When the tank is full, a few things are going to happen. Firstly, you’ll need to reset the waste ink counter. Second, you’ll have to deal with the physical waste ink counter.
Resetting the Waste Ink Counter
To reset the waste ink counter, I usually go to InkChip.net. Click on the WIC tab. Don’t buy the key just yet. You’re going to want to scroll down on this page and make sure that your printer’s model number is listed. Once you’re sure it’s compatible, go back up and download the free software. Make sure you select your preferred language first.
You’ll have to run this software as an administrator. You have to trust the software and click on yes when it asks if you want to install Inkchip WIC. I use this software because I know it’s clean and virus free. After it installs, you’ll see that it puts a bunch of icons on your desktop.
Choose the one in your preferred language. You should see your printer listed. If not, then it’s probably not going to be compatible. The first thing you want to do is read the ink counter level. The one I got when I did it only said 16% full, but I reset it anyway, just to demonstrate.
Now that we’ve read the ink level and know it’s compatible, you can buy the key. Now go back to the other window and click on reset waste ink counters. Input the key you purchased. You should get a message saying that the counter has been reset and asking you to restart the printer.
Fixing the Waste Ink Tank
After you restart the printer, you should see that the count is back to zero. However, your printer is still dumping physical ink into the waste ink tank. To fix this issue, start by turning the printer to the back. Use a number two Phillips screwdriver to remove the screw holding the corner panel in place.
There will be another screw on toward the bottom to remove. Then you should be able to give the waste tank a little jiggle and have it slide right out. Rather than replacing it, we will divert the waste ink to an external tank. I would like it if you bought the parts you need from my website, but that isn’t necessary. I recommend a 2.5 mm tubing. You’ll also need some kind of jar. A velcro square may also come in handy. If you order them from my website, you could just get them all together.
If you tilt the printer up, you’ll see a round disk with a hole in the center. This is where the ink comes out, so we’ll put the connector there. Before we do that, though, we’ll connect it to the tube first. Then we’ll attach it to that hole.
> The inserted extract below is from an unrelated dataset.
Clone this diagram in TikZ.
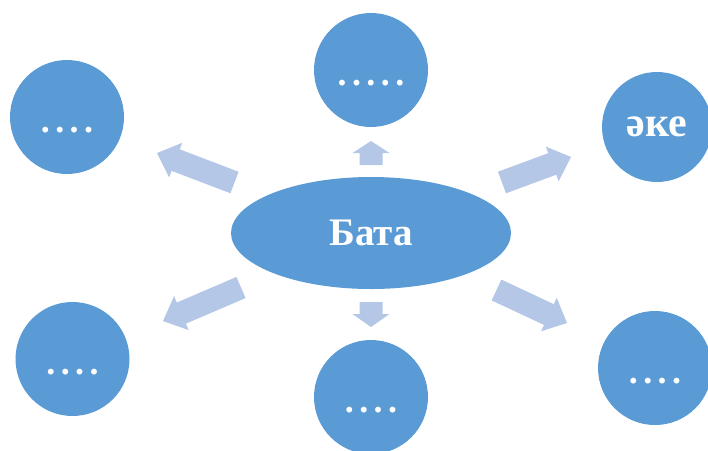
\documentclass[tikz,border=0pt]{standalone}
\usepackage{fontspec}
\setmainfont{Liberation Serif}
\usetikzlibrary{calc, shapes.geometric}
\definecolor{c1}{HTML}{5B9BD5}
\definecolor{c2}{HTML}{B4C7E7}

\begin{document}
\begin{tikzpicture}[
    x=1pt, y=-1pt,
    every node/.style={text=white},
    bubble/.style={circle, fill=c1, minimum size=114pt, inner sep=0pt},
    dots/.style={bubble, text height=31pt, text depth=0pt,
        font=\bfseries\fontsize{36}{36}\selectfont\addfontfeatures{LetterSpace=15}},
    word/.style={font=\bfseries\fontsize{42}{42}\selectfont},
    fat/.style={fill=c2},
]
\useasboundingbox (0,0) rectangle (708,450);

% ---------------- the middle
\node[ellipse, fill=c1, minimum width=280pt, minimum height=112pt, inner sep=0pt,
    font=\bfseries\fontsize{39}{39}\selectfont] (bata) at (371,233) {Бата};

% ---------------- round ones
\node[dots] (nw) at (67,117) {....};
\node[dots] (n) at (371,70) {.....};
\node[bubble, word, minimum size=110pt] (ne) at (657,127) {әке};
\node[dots] (sw) at (72.5,359) {....};
\node[dots] (s) at (371,397) {....};
\node[dots] (se) at (655,368) {....};

% ---------------- block arrows
\coordinate (nw-tail) at (234.5,182.5); \coordinate (nw-tip) at (157,153);
\coordinate (n-tail) at (371,165);      \coordinate (n-tip) at (371,141);
\coordinate (ne-tail) at (502,182.5);   \coordinate (ne-tip) at (571,157);
\coordinate (sw-tail) at (241,287.5);   \coordinate (sw-tip) at (163,321);
\coordinate (s-tail) at (371,302);      \coordinate (s-tip) at (371,327);
\coordinate (se-tail) at (496.5,290);   \coordinate (se-tip) at (567,323);
\foreach \a/\b/\headlen in {nw-tail/nw-tip/20, n-tail/n-tip/12, ne-tail/ne-tip/20,
                            sw-tail/sw-tip/20, s-tail/s-tip/13, se-tail/se-tip/20}{
    \coordinate (h) at ($(\b)!\headlen pt!(\a)$);
    \fill[fat] ($(\a)!11.5pt!90:(\b)$) -- ($(h)!11.5pt!90:(\b)$) -- ($(h)!18.5pt!90:(\b)$)
        -- (\b) -- ($(h)!18.5pt!-90:(\b)$) -- ($(h)!11.5pt!-90:(\b)$)
        -- ($(\a)!11.5pt!-90:(\b)$) -- cycle;
}
\end{tikzpicture}
\end{document}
Now you can put the cover back. Don’t put it on all the way, though, or the ink won’t be able to get through the tube. Use the velcro square to attach the jar to the side of the printer. This will prevent it from getting in your way or being knocked over.
Cut through the cap so that there’s a hole wide enough for the tube to fit through. Put the cap back on the jar and feed the line through it. Now when you run the self-clean function, the ink will go into the external tank, and when it gets full, you can just dump it out and start over.